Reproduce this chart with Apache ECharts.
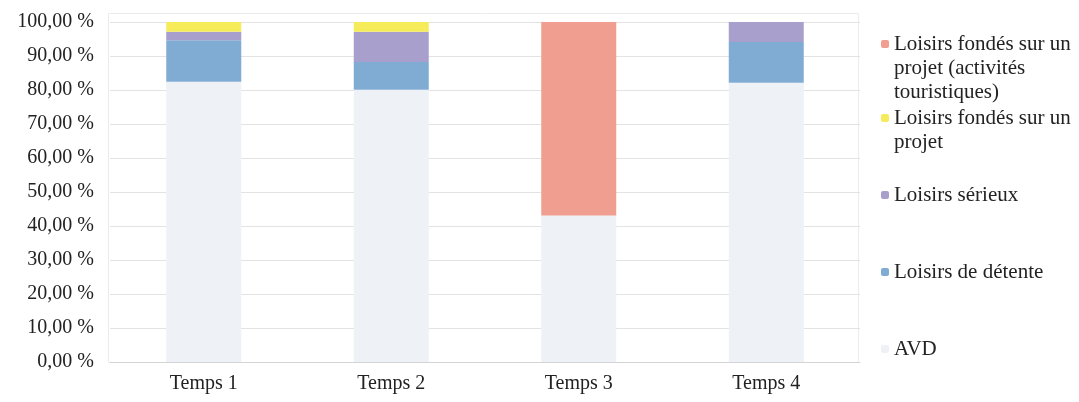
<!DOCTYPE html>
<html><head><meta charset="utf-8">
<script src="https://cdn.jsdelivr.net/npm/echarts@6/dist/echarts.min.js"></script>
<style>html,body{margin:0;padding:0;background:#fff}#c{width:1079px;height:402px}</style>
</head><body><div id="c"></div>
<script>
const categories = ['Temps 1', 'Temps 2', 'Temps 3', 'Temps 4'];
const seriesNames = ['AVD', 'Loisirs de détente', 'Loisirs sérieux', 'Loisirs fondés sur un projet', 'Loisirs fondés sur un projet (activités touristiques)'];
const avd = [82.4, 80.1, 43.1, 82.1];
const detente = [12.2, 8.1, 0, 12.0];
const serieux = [2.5, 8.9, 0, 5.9];
const projet = [2.9, 2.9, 0, 0];
const projetTour = [0, 0, 56.9, 0];
const yTicks = [0, 10, 20, 30, 40, 50, 60, 70, 80, 90, 100];

const colors = ['#eef2f6', '#80acd4', '#a89fcc', '#f6ec5a', '#ef9e90'];
const values = [avd, detente, serieux, projet, projetTour];
const legendLines = {
  'AVD': ['AVD'],
  'Loisirs de détente': ['Loisirs de détente'],
  'Loisirs sérieux': ['Loisirs sérieux'],
  'Loisirs fondés sur un projet': ['Loisirs fondés sur un', 'projet'],
  'Loisirs fondés sur un projet (activités touristiques)': ['Loisirs fondés sur un', 'projet (activités', 'touristiques)']
};
const legendFirstLineY = {
  'Loisirs fondés sur un projet (activités touristiques)': 44,
  'Loisirs fondés sur un projet': 118,
  'Loisirs sérieux': 195,
  'Loisirs de détente': 272,
  'AVD': 349
};
const LH = 24;
const font = '"Liberation Serif", "DejaVu Serif", serif';
const chart = echarts.init(document.getElementById('c'));
chart.setOption({
  animation: false,
  grid: {left: 110, right: 219, top: 22, bottom: 40, containLabel: false},
  graphic: [{type: 'rect', silent: true, z: -1,
    shape: {x: 108.5, y: 13.5, width: 750, height: 349},
    style: {fill: 'none', stroke: '#ececec', lineWidth: 1}}],
  legend: seriesNames.map(n => {
    const lines = legendLines[n];
    const extra = lines.length - 1;
    const blanks = [];
    for (let k = 0; k < extra; k++) blanks.push('{e|}');
    return {
      data: [n], left: 881, top: legendFirstLineY[n] - LH / 2 - extra * LH, orient: 'vertical',
      padding: 0, itemWidth: 8, itemHeight: 8, itemGap: 0,
      formatter: () => blanks.concat(lines.map(l => '{t|' + l + '}')).join('\n'),
      textStyle: {fontFamily: font, fontSize: 21, color: '#222', lineHeight: LH,
        rich: {
          t: {fontFamily: font, fontSize: 21, color: '#222', lineHeight: LH},
          e: {fontSize: 21, lineHeight: LH, height: LH}
        }}
    };
  }),
  xAxis: {
    type: 'category', data: categories,
    axisLine: {lineStyle: {color: '#d4d4d4'}}, axisTick: {show: false},
    axisLabel: {fontFamily: font, fontSize: 20, color: '#222', margin: 12}
  },
  yAxis: {
    type: 'value', min: 0, max: 100, interval: 10,
    axisLabel: {fontFamily: font, fontSize: 20, color: '#222', margin: 16,
      formatter: v => v.toFixed(2).replace('.', ',') + ' %'},
    splitLine: {lineStyle: {color: '#e3e3e3'}},
    axisLine: {show: false}, axisTick: {show: false}
  },
  series: seriesNames.map((n, i) => ({
    name: n, type: 'bar', stack: 'total', barWidth: 75,
    itemStyle: {color: colors[i]},
    data: values[i]
  }))
});
</script></body></html>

- - - -

**Short task**
Copy the whole of the material above exactly, but not its images.

**Answer to the task**
Reproduce this chart with Apache ECharts.
<!DOCTYPE html>
<html><head><meta charset="utf-8">
<script src="https://cdn.jsdelivr.net/npm/echarts@6/dist/echarts.min.js"></script>
<style>html,body{margin:0;padding:0;background:#fff}#c{width:1079px;height:402px}</style>
</head><body><div id="c"></div>
<script>
const categories = ['Temps 1', 'Temps 2', 'Temps 3', 'Temps 4'];
const seriesNames = ['AVD', 'Loisirs de détente', 'Loisirs sérieux', 'Loisirs fondés sur un projet', 'Loisirs fondés sur un projet (activités touristiques)'];
const avd = [82.4, 80.1, 43.1, 82.1];
const detente = [12.2, 8.1, 0, 12.0];
const serieux = [2.5, 8.9, 0, 5.9];
const projet = [2.9, 2.9, 0, 0];
const projetTour = [0, 0, 56.9, 0];
const yTicks = [0, 10, 20, 30, 40, 50, 60, 70, 80, 90, 100];

const colors = ['#eef2f6', '#80acd4', '#a89fcc', '#f6ec5a', '#ef9e90'];
const values = [avd, detente, serieux, projet, projetTour];
const legendLines = {
  'AVD': ['AVD'],
  'Loisirs de détente': ['Loisirs de détente'],
  'Loisirs sérieux': ['Loisirs sérieux'],
  'Loisirs fondés sur un projet': ['Loisirs fondés sur un', 'projet'],
  'Loisirs fondés sur un projet (activités touristiques)': ['Loisirs fondés sur un', 'projet (activités', 'touristiques)']
};
const legendFirstLineY = {
  'Loisirs fondés sur un projet (activités touristiques)': 44,
  'Loisirs fondés sur un projet': 118,
  'Loisirs sérieux': 195,
  'Loisirs de détente': 272,
  'AVD': 349
};
const LH = 24;
const font = '"Liberation Serif", "DejaVu Serif", serif';
const chart = echarts.init(document.getElementById('c'));
chart.setOption({
  animation: false,
  grid: {left: 110, right: 219, top: 22, bottom: 40, containLabel: false},
  graphic: [{type: 'rect', silent: true, z: -1,
    shape: {x: 108.5, y: 13.5, width: 750, height: 349},
    style: {fill: 'none', stroke: '#ececec', lineWidth: 1}}],
  legend: seriesNames.map(n => {
    const lines = legendLines[n];
    const extra = lines.length - 1;
    const blanks = [];
    for (let k = 0; k < extra; k++) blanks.push('{e|}');
    return {
      data: [n], left: 881, top: legendFirstLineY[n] - LH / 2 - extra * LH, orient: 'vertical',
      padding: 0, itemWidth: 8, itemHeight: 8, itemGap: 0,
      formatter: () => blanks.concat(lines.map(l => '{t|' + l + '}')).join('\n'),
      textStyle: {fontFamily: font, fontSize: 21, color: '#222', lineHeight: LH,
        rich: {
          t: {fontFamily: font, fontSize: 21, color: '#222', lineHeight: LH},
          e: {fontSize: 21, lineHeight: LH, height: LH}
        }}
    };
  }),
  xAxis: {
    type: 'category', data: categories,
    axisLine: {lineStyle: {color: '#d4d4d4'}}, axisTick: {show: false},
    axisLabel: {fontFamily: font, fontSize: 20, color: '#222', margin: 12}
  },
  yAxis: {
    type: 'value', min: 0, max: 100, interval: 10,
    axisLabel: {fontFamily: font, fontSize: 20, color: '#222', margin: 16,
      formatter: v => v.toFixed(2).replace('.', ',') + ' %'},
    splitLine: {lineStyle: {color: '#e3e3e3'}},
    axisLine: {show: false}, axisTick: {show: false}
  },
  series: seriesNames.map((n, i) => ({
    name: n, type: 'bar', stack: 'total', barWidth: 75,
    itemStyle: {color: colors[i]},
    data: values[i]
  }))
});
</script></body></html>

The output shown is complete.